7 S. 34 The Indian Penal Code 1860: when a criminal act is done by several persons in furtherance of common intention of all, each of such persons is liable for that act in the same manner as if it were done by him alone.
8 (2015) 4 SCC 609.
9 (2008) 5 SCC 668.
10 (1998) 5 SCC 749.
11 (2013) 4 SCC 505.
12 S. 128(6) The Companies Act 2013: If the managing director, the whole-time director in charge of finance, the Chief Financial Officer or any other person of a company charged by the Board with the duty of complying with the provisions of this section, contravenes such provisions, such managing director, whole-time director in charge of finance, Chief Financial officer or such other person of the company shall be punishable with imprisonment for a term which may extend to one year or with fine which shall not be less than fifty thousand rupees but which may extend to Five lakh rupees or with both.
13 See for example: S. 141(2) of Negotiable Instruments Act, 1881: where any offence under this Act has been committed by a company and it is proved that the offence has been committed with the consent or connivance of, or is attributable to, any neglect on the part of, any director, manager, secretary or other officer of the company, such director, manager, secretary or other officer shall also be deemed to be guilty of that offence and shall be liable to be proceeded against and punished accordingly.

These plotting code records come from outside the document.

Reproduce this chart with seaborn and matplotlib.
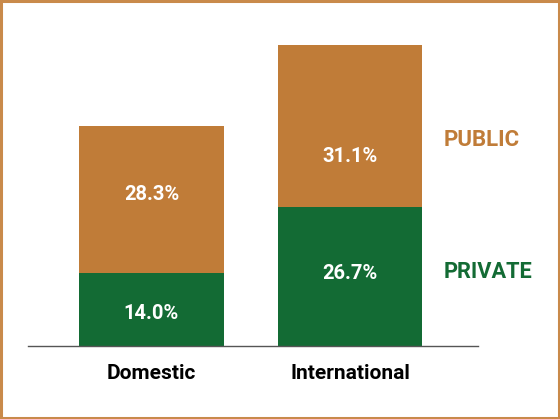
import matplotlib
matplotlib.use("Agg")
import matplotlib.pyplot as plt
from matplotlib.patches import Rectangle
import numpy as np
import pandas as pd
import seaborn as sns

# Share of enrolment by sector (%)
categories = ["Domestic", "International"]
private_share = [14.0, 26.7]
public_share = [28.3, 31.1]

ORANGE = "#C07C38"
GREEN = "#136B34"
BORDER = "#C98A4B"

sns.set_theme(style="white")
plt.rcParams["font.family"] = ["Roboto", "DejaVu Sans"]

df = pd.DataFrame({
    "group": categories,
    "private": private_share,
    "public": public_share,
})
df["total"] = df["private"] + df["public"]

fig = plt.figure(figsize=(5.6, 4.19), dpi=100)
ax = fig.add_axes([28 / 560, 73 / 419, 450 / 560, 301 / 419])

# Stacked bars: full height in orange, private share drawn over it in green
sns.barplot(data=df, x="group", y="total", color=ORANGE, width=0.73,
            saturation=1, linewidth=0, ax=ax)
sns.barplot(data=df, x="group", y="private", color=GREEN, width=0.73,
            saturation=1, linewidth=0, ax=ax)

ax.set_xlim(-0.622, 1.645)
ax.set_ylim(0, df["total"].max())

# Value labels inside each segment
priv_frac = [0.45, 0.52]
pub_frac = [0.53, 0.31]
for i, row in df.iterrows():
    ax.text(i, row["private"] * priv_frac[i], f"{row['private']:.1f}%",
            ha="center", va="center", color="white", fontsize=14.5,
            fontweight="bold")
    ax.text(i, row["private"] + row["public"] * pub_frac[i],
            f"{row['public']:.1f}%", ha="center", va="center",
            color="white", fontsize=14.5, fontweight="bold")

# Series labels to the right of the bars
ax.text(1.474, 39.5, "PUBLIC", color=ORANGE, fontsize=16,
        fontweight="bold", ha="left", va="center")
ax.text(1.474, 14.2, "PRIVATE", color=GREEN, fontsize=15.7,
        fontweight="bold", ha="left", va="center")

ax.set_xlabel("")
ax.set_ylabel("")
ax.set_yticks([])
for side in ["top", "right", "left"]:
    ax.spines[side].set_visible(False)
ax.spines["bottom"].set_color("#555555")
ax.spines["bottom"].set_linewidth(1.0)
ax.tick_params(axis="x", length=0, pad=13, labelsize=15, colors="black")
for lbl in ax.get_xticklabels():
    lbl.set_fontweight("bold")
ax.patch.set_alpha(0)

# Frame around the whole figure
fig.patches.append(Rectangle((0.002, 0.002), 0.996, 0.996,
                             transform=fig.transFigure, fill=False,
                             edgecolor=BORDER, linewidth=2.2))

fig.savefig("out.png", dpi=100)
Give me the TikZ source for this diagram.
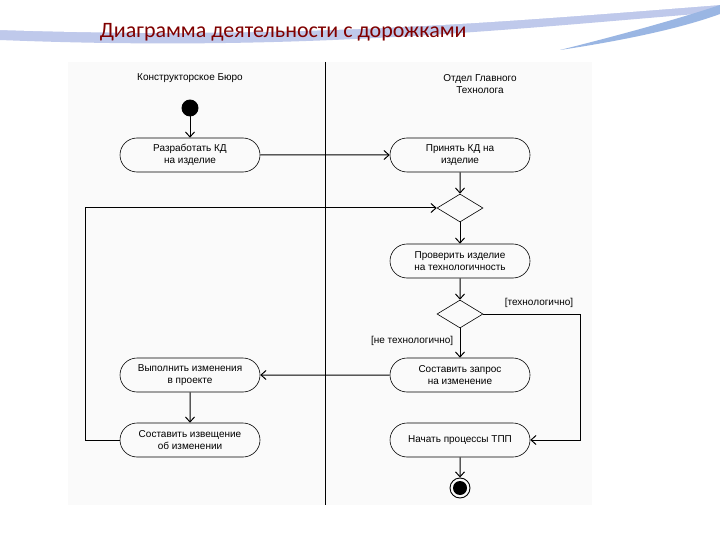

14 S. 128(6) The Companies Act 2013, S. 42(2) Foreign Exchange Management Act 1999: where a contravention of any of the provisions of this Act or of any rule, direction or order made thereunder has been committed by a company and it is proved that the contravention has taken place with the consent or connivance of, or is attributable to any neglect on the part of, any director, manager, secretary or other officer of the company, such director, manager, secretary or other officer shall also be deemed to be guilty of the contravention and shall be liable to be proceeded against and punished accordingly.